Date: 
05.22.14

S'14 Thesis: Julia Chapman

Julia Chapman
M.Arch Thesis Spring 2014
Faculty Advisor: Stan Allen
Project Title: "Middle Grounds: Landscape, Infrastructure, and High Density Development for Penn Station and West Midtown"

Abstract

Over the last two decades, landscape practices have embraced large-scale urban and infrastructural projects, responding to environmental concerns with green propositions to address post-industrial decay and suburban sprawl. Landscape urbanism has claimed territory between and alongside hard infrastructure, emphasizing peripheral and post-industrial sites and horizontal continuities. But in doing so, Landscape Urbanism has often not been urban enough. This thesis contends that landscape might find new opportunities to transform both architecture and urbanism when confronted with the vertical density of the urban core. 

This thesis proposes to reconcile the competing ambitions of high density development, public landscape, and working infrastructure through a reconfiguration of their vertical organization. 
Landscape here might the zones between vertical layers of hard infrastructure (roads, rail lines, subways, etc.) directly in the midst of high density construction. 

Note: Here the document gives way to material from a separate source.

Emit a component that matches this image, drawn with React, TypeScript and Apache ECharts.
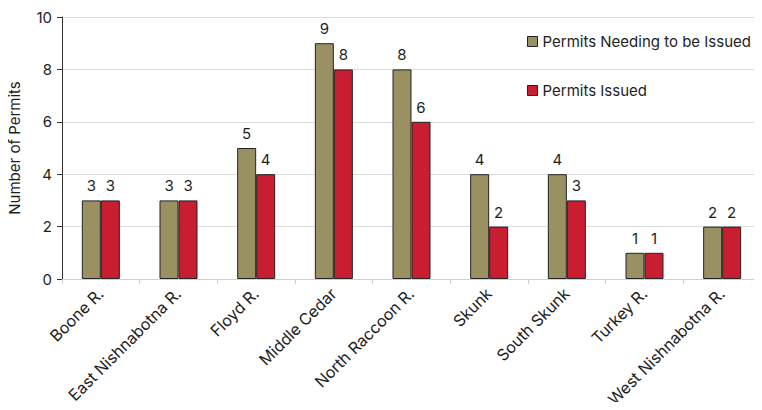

The testing ground for this thesis is New York City’s Pennsylvania Station and the surrounding neighborhood of West Midtown. Outdated, inefficient, and illegible, Penn Station is a center of current architectural imagination, especially in the wake of the New York City Council ruling in 2013 to limit Madison Square Garden’s lease to just ten years. While other proposals suggest that high density private development in the neighborhood would help to fund a new Penn Station as a low density, public monument, this thesis proposes that public and private development be superimposed throughout the neighborhood, creating public space beyond the confines of the station site, and achieving a contemporary form of monumentality that is horizontal and subterranean, but also open and vertical. Cutting vertically through the city, this thesis questions the conception of a new Penn Station as homage to a destroyed monument.  Instead, it proposes a new monumentality, both horizontal in its expanse but also vertical in its spatial experience.

The project is, on the one hand, a development model which suggests the vertical shifting of air rights in order to turn the region surrounding infrastructural layers into public territory, and on the other hand, a concrete proposal for sixteen sites already slated for upzoned development. The thesis takes an acupunctural approach, piercing through the surface level grid at multiple points to access and provide light to a continuous underground concourse. Accordingly, the network connects to the neighborhood, city, and region at multiple levels. Landscape finds new territory in the middle ground between towers both deep and tall, connecting layers of infrastructure while opening the city’s underbelly to the street life above.